#### [Exercise input]
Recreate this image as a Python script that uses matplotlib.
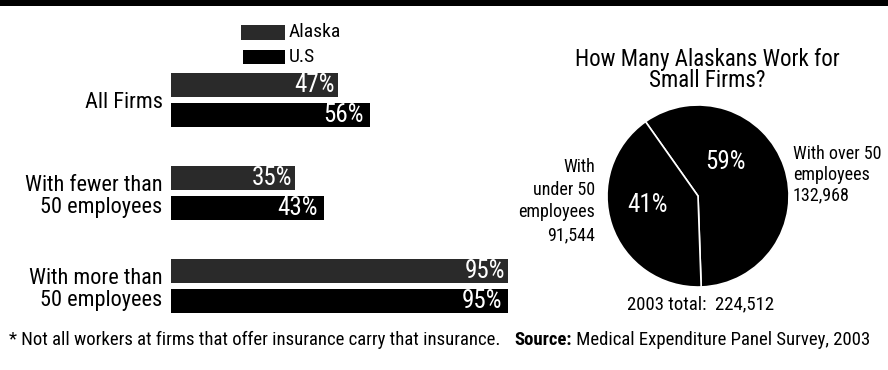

* * *

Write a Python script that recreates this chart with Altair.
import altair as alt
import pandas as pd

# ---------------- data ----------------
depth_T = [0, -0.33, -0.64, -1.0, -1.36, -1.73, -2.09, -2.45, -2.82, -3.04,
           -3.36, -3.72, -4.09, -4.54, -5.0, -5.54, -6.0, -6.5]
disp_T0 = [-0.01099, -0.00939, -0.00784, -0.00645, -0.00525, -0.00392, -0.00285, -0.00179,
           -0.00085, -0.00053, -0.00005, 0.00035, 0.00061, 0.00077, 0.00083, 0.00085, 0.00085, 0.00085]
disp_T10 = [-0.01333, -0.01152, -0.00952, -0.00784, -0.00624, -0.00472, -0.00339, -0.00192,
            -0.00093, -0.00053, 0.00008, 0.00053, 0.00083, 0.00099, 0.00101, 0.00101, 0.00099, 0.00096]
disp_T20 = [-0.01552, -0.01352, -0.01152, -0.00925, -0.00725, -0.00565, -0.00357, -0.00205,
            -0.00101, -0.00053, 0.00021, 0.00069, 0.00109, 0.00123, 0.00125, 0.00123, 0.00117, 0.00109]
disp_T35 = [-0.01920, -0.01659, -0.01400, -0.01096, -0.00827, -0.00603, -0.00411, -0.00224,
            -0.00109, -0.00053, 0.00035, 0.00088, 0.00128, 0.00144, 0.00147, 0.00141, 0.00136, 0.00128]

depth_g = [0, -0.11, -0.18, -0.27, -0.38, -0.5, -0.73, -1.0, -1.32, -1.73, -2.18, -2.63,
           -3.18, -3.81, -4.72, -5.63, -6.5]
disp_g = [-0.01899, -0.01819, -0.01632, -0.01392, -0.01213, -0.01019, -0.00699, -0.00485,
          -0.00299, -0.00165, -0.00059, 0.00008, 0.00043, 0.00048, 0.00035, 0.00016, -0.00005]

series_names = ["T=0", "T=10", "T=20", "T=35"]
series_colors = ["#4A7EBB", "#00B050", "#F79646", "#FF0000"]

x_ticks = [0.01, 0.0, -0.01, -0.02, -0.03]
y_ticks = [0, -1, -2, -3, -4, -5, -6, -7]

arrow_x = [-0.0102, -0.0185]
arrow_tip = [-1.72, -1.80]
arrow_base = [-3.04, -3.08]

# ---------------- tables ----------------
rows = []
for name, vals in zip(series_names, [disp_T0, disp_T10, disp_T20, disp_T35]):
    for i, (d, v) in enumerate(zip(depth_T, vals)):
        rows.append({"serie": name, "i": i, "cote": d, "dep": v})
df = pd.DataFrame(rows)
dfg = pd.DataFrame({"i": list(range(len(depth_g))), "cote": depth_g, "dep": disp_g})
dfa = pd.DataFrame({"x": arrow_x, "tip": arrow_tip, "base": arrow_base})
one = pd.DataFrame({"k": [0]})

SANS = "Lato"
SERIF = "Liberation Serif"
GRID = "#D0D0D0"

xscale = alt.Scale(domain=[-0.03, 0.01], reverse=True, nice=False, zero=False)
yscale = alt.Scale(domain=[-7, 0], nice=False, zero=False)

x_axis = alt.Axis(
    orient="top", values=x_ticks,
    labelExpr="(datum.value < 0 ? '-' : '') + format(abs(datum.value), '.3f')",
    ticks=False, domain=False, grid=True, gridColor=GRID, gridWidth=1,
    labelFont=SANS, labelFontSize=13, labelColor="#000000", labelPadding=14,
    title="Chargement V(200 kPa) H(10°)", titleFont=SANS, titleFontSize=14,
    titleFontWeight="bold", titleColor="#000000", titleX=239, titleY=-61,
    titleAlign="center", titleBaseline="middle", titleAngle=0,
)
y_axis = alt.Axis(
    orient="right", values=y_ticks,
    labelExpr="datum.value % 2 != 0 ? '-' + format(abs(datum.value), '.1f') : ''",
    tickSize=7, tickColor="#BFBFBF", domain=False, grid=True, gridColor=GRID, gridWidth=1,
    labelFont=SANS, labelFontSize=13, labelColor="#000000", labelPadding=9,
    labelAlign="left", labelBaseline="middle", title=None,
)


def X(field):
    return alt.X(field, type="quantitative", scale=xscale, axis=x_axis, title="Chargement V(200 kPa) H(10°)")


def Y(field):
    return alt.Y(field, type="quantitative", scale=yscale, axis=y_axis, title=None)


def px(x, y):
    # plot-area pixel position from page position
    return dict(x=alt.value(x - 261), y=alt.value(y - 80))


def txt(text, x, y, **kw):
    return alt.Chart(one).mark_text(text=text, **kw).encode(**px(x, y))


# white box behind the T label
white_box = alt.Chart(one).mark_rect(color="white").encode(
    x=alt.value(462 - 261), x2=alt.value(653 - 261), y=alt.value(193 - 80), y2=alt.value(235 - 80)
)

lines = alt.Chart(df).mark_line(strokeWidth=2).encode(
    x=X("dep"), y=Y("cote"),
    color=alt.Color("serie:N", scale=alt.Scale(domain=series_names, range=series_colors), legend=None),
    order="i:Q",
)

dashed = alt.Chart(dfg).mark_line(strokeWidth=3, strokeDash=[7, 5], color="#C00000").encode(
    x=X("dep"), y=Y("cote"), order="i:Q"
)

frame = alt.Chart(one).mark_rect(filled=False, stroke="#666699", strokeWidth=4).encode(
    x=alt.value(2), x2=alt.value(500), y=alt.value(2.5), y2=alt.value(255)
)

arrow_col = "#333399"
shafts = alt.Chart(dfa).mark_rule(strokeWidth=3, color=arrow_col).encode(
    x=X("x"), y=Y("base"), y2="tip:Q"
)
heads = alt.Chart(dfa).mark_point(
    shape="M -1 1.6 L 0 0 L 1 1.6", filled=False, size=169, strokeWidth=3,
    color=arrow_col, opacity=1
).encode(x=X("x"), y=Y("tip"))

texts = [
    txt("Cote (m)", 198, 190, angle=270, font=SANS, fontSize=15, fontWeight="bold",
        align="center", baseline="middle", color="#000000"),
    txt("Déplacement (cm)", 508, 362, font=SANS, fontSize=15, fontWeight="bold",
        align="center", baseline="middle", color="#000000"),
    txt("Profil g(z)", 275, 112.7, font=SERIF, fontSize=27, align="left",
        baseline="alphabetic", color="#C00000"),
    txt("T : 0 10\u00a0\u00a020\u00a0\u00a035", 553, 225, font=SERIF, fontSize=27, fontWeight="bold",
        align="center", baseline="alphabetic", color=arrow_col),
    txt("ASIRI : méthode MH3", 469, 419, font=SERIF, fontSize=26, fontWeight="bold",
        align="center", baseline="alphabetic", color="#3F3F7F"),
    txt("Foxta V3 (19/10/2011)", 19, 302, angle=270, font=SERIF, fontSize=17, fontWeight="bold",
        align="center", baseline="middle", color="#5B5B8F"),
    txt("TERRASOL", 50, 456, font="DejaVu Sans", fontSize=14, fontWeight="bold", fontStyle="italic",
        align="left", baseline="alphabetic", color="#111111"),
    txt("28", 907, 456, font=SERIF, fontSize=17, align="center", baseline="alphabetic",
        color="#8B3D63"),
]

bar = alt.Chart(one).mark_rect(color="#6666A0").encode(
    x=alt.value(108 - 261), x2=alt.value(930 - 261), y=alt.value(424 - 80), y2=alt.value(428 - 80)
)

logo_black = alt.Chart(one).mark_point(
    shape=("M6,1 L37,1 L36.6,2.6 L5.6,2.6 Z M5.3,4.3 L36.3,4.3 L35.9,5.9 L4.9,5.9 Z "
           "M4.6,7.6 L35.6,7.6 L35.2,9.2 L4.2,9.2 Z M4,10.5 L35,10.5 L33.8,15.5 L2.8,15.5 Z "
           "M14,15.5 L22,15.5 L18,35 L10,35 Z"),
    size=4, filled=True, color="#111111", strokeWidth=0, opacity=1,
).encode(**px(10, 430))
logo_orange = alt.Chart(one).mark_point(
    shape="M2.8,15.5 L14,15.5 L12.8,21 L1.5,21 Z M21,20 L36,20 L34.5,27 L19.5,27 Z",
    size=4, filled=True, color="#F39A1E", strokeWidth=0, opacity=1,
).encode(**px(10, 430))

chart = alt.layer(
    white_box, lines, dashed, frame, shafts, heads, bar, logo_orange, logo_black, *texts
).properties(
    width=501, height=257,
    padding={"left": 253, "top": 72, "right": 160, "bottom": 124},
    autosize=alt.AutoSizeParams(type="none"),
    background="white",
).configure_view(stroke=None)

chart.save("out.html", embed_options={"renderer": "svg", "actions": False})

==

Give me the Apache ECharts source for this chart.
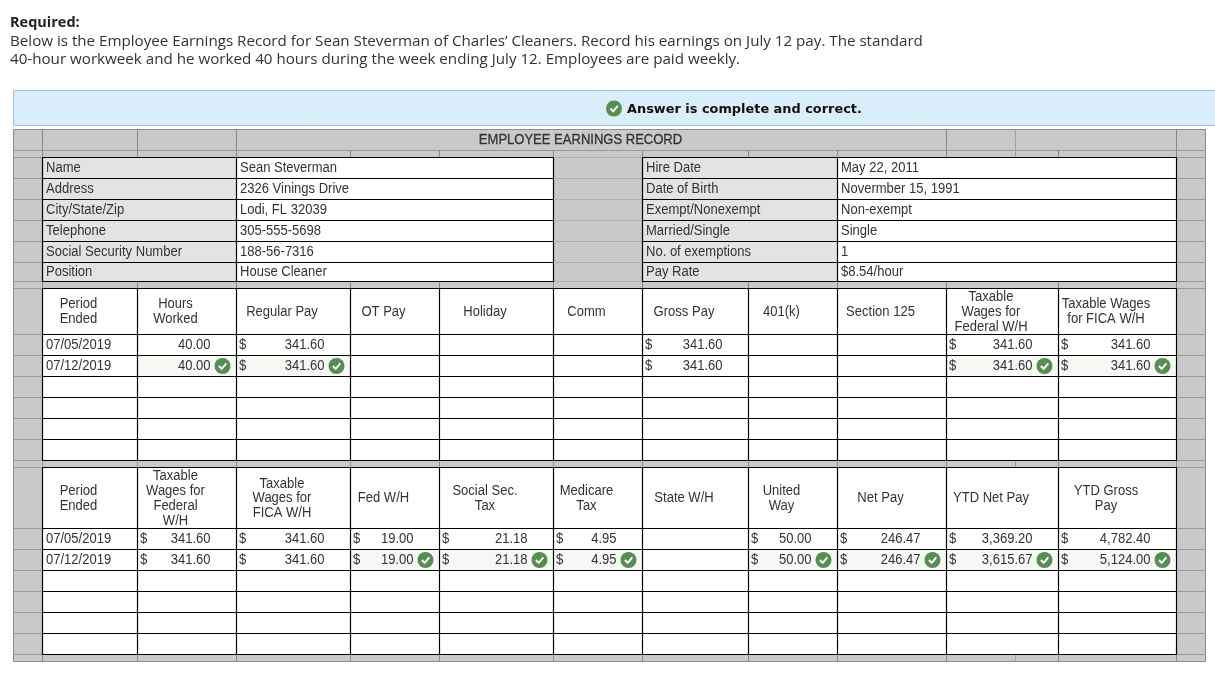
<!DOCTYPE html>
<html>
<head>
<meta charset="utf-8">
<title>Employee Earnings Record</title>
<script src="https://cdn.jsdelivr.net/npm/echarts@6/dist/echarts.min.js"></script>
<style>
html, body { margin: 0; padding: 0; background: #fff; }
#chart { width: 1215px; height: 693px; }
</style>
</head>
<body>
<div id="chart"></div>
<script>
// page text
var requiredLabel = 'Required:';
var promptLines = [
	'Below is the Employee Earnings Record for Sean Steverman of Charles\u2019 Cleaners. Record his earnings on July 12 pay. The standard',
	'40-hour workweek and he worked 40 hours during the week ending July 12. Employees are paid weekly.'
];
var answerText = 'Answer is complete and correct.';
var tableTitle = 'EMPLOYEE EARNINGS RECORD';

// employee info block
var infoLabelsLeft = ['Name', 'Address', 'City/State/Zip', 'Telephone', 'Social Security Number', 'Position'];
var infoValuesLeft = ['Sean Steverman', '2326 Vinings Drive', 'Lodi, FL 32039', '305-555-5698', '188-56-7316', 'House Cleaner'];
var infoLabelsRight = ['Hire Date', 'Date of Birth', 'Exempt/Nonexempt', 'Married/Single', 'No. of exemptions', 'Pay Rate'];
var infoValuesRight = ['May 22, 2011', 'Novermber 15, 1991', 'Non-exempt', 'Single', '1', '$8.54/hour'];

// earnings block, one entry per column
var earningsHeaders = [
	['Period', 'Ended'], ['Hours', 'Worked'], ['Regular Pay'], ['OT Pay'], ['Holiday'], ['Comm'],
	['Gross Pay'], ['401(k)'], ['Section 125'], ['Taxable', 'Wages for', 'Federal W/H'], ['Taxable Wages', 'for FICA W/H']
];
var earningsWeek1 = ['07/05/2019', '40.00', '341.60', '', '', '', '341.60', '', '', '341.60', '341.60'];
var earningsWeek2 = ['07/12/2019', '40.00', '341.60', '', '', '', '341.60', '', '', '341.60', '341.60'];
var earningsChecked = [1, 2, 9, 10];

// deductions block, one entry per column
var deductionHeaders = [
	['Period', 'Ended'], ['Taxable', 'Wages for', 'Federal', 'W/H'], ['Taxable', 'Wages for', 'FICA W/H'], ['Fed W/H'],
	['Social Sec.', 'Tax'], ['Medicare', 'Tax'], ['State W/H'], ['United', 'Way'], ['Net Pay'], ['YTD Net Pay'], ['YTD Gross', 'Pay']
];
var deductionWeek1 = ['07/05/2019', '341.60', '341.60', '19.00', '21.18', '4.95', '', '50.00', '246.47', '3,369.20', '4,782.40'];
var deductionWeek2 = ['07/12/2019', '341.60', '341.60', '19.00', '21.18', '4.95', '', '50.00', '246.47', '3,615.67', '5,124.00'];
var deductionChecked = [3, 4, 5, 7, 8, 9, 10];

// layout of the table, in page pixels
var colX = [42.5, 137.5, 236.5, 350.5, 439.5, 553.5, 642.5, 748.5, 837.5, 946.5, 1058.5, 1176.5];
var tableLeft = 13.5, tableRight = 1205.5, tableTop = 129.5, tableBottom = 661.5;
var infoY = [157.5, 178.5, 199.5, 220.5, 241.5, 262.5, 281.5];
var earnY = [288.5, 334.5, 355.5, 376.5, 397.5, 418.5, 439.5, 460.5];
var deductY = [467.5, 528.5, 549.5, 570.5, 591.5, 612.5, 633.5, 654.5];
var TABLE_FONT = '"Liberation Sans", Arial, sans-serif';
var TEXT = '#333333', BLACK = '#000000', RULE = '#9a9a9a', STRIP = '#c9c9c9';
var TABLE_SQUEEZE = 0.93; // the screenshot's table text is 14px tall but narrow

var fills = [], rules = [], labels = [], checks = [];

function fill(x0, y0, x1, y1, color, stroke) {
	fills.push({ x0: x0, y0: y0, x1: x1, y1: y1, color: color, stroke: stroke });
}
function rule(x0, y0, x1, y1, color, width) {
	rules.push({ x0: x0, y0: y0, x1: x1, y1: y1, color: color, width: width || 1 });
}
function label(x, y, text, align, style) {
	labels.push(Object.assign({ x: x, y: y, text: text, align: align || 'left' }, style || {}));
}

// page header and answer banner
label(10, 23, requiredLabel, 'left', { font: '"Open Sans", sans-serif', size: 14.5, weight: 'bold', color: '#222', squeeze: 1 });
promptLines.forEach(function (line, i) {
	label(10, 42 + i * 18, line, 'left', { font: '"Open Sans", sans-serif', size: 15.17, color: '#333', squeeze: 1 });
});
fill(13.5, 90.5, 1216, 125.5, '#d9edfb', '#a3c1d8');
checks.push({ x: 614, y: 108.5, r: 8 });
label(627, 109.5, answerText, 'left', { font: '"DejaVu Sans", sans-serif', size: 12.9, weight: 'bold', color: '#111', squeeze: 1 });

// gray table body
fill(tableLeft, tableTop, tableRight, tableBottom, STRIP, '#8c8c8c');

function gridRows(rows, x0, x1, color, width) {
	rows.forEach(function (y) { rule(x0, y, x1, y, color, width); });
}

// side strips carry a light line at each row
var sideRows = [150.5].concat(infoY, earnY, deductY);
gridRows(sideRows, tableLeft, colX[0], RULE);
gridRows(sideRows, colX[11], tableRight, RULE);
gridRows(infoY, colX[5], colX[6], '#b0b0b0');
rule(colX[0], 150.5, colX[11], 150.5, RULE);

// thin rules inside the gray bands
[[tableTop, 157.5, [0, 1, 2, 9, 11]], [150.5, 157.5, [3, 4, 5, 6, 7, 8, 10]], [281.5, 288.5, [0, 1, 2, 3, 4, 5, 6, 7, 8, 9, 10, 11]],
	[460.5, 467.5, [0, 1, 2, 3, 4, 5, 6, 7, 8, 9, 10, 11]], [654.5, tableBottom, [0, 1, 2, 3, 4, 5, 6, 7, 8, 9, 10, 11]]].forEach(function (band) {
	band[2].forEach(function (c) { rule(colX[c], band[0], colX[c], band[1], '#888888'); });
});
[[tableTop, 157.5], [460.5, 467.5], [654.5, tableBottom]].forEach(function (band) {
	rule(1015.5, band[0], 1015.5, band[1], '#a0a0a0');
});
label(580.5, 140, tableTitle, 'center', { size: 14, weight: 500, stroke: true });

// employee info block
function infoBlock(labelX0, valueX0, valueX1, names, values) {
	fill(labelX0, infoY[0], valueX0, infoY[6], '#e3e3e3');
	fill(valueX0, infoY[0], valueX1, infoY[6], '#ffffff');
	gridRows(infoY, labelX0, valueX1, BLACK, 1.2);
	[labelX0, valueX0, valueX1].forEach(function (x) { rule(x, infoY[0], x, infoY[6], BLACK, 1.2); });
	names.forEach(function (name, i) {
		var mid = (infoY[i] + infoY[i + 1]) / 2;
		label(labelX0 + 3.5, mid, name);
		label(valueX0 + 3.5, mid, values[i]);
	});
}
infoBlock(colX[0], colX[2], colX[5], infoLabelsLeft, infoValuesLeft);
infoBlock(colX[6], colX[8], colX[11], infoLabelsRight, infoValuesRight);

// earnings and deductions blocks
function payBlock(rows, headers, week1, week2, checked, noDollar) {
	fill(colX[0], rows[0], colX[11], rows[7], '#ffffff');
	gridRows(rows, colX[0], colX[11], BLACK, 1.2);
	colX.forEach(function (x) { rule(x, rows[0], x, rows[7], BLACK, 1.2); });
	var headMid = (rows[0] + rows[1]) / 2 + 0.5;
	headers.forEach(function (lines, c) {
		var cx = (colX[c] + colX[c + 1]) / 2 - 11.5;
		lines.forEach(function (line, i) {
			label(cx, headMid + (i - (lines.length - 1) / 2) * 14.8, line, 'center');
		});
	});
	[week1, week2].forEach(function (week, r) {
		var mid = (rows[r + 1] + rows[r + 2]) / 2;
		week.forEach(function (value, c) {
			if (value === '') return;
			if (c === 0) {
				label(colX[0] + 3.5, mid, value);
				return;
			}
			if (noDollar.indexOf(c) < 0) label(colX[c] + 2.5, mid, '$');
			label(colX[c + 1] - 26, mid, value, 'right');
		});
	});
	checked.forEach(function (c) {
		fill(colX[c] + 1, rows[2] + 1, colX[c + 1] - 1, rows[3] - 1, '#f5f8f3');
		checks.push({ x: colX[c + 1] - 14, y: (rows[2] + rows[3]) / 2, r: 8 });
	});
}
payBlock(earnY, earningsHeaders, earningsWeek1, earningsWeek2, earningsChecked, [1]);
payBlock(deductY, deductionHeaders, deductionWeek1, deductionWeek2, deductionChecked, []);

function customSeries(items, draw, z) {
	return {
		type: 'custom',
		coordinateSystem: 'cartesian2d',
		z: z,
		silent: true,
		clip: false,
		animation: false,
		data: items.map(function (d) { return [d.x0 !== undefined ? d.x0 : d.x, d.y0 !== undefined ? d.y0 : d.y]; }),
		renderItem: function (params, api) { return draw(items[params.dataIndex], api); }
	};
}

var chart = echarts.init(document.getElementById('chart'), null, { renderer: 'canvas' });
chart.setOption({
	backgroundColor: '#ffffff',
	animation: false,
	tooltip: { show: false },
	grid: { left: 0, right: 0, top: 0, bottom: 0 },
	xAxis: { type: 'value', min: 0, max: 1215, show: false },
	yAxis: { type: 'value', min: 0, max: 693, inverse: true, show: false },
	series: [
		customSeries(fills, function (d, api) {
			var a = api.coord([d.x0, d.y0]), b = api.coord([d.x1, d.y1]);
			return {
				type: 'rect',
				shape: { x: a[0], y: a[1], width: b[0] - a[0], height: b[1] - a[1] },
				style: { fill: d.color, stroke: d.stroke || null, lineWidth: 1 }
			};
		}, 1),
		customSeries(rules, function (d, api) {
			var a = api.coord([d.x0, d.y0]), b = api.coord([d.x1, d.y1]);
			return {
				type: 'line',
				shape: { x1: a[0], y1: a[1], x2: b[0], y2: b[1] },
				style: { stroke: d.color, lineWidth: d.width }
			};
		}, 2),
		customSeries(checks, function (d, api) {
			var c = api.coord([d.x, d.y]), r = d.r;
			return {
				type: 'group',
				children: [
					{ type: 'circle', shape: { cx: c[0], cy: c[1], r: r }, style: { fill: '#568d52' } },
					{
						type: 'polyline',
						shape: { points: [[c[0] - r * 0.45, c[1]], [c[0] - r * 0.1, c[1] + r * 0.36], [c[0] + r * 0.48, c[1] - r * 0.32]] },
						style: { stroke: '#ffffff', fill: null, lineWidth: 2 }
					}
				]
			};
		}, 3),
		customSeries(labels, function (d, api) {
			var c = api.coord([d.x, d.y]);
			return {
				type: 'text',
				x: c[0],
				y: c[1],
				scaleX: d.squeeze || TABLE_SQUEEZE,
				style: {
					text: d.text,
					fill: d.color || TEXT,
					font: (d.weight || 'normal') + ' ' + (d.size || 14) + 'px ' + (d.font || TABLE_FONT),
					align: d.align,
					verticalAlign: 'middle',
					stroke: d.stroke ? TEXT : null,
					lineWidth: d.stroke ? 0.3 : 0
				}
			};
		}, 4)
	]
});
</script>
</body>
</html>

#### [Given task]
Write out the lines running from the one that contains "Give me the" through the one that contains "var tableTitle = 'EMPLOYEE EARNINGS RECORD';", ends included, and nothing else. Pictures stay out of the copy.

#### [Reply]
Give me the Apache ECharts source for this chart.
<!DOCTYPE html>
<html>
<head>
<meta charset="utf-8">
<title>Employee Earnings Record</title>
<script src="https://cdn.jsdelivr.net/npm/echarts@6/dist/echarts.min.js"></script>
<style>
html, body { margin: 0; padding: 0; background: #fff; }
#chart { width: 1215px; height: 693px; }
</style>
</head>
<body>
<div id="chart"></div>
<script>
// page text
var requiredLabel = 'Required:';
var promptLines = [
	'Below is the Employee Earnings Record for Sean Steverman of Charles\u2019 Cleaners. Record his earnings on July 12 pay. The standard',
	'40-hour workweek and he worked 40 hours during the week ending July 12. Employees are paid weekly.'
];
var answerText = 'Answer is complete and correct.';
var tableTitle = 'EMPLOYEE EARNINGS RECORD';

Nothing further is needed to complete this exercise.